The announcement – which comes hot on the heels of the denial of a permit for a planned Montana water project (13 Dec) – is at odds with the positive tone of our latest article on the company in October and our decision to make the company a Play of the Week in August.
Iofina's woes are a reminder of the growing pains youthful companies can experience. The group says revenues and earnings before interest, tax, depreciation and amortisation (EBITDA) in 2013 are likely to be comparable to 2012 levels. House broker Investec's most up-to-date forecast was for a year-on-year increase in revenues from $18.9 million to $30.9 million and build in EBITDA from $200,000 to $3.3 million.
The Iofina business model involves building partnerships with large US oil and gas companies.

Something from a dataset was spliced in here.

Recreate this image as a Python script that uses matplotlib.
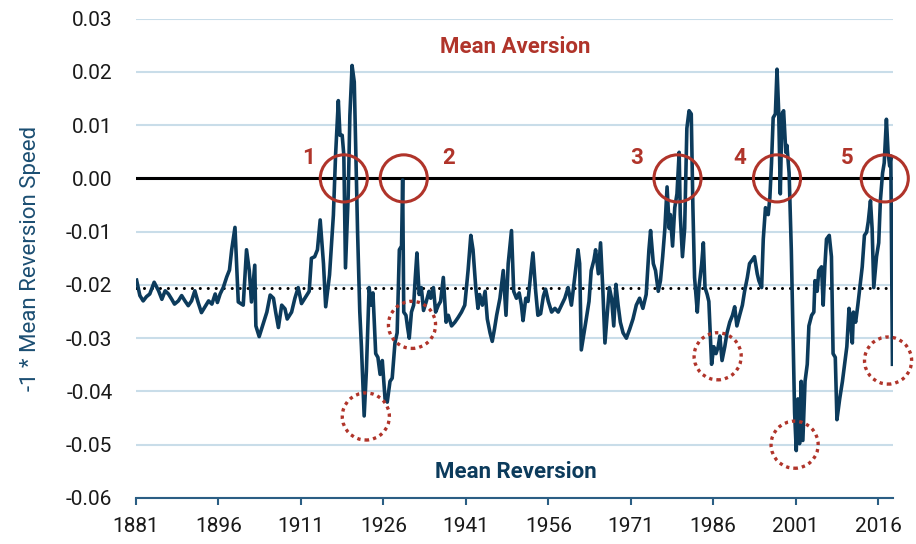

Under these agreements the company uses its patented IOsorb technology to extract iodine from the waste brine water produced at unconventional fields. Iofina pays 100% of the install costs, operates and retains 100% of the iodine output. In exchange, the third party operator receives 10-20% of the sale price of the iodine. The company sells a significant chunk of this iodine into its own specialty chemical iodine derivatives business in Kentucky (Iofina Chemical).
Today's warning is blamed on 2013 shipments at Iofina Chemical being delayed into 2014. In addition external iodine sales previously anticipated in 2013 are expected to commence in 2014, resulting in an inventory build-up.
Iofina has six IOsorb plants currently on stream or in construction – a further three full size plants are planned for 2014. This compares with earlier guidance from the company that six to eight plants would be brought on stream per year. It does flag a plan to use additional mobile plants with their design currently being finalised.
The iodine market is opaque but the slump in prices flagged by the company implies spot prices have fallen from around $50 a kilogramme to $40 a kilogramme. It is worth remembering here the firm's operating costs are around $10 to $20 per kilogramme.
The Iofina share price had already fallen last week as authorities blocked the development of its Atlantis prospect in northern Montana. Atlantis is estimated to contain 35 billion barrels of water which could be sold to producers in the Bakken shale formation. However the project was not factored in to analysts' models and did not look to be priced in by the market ahead of this announcement.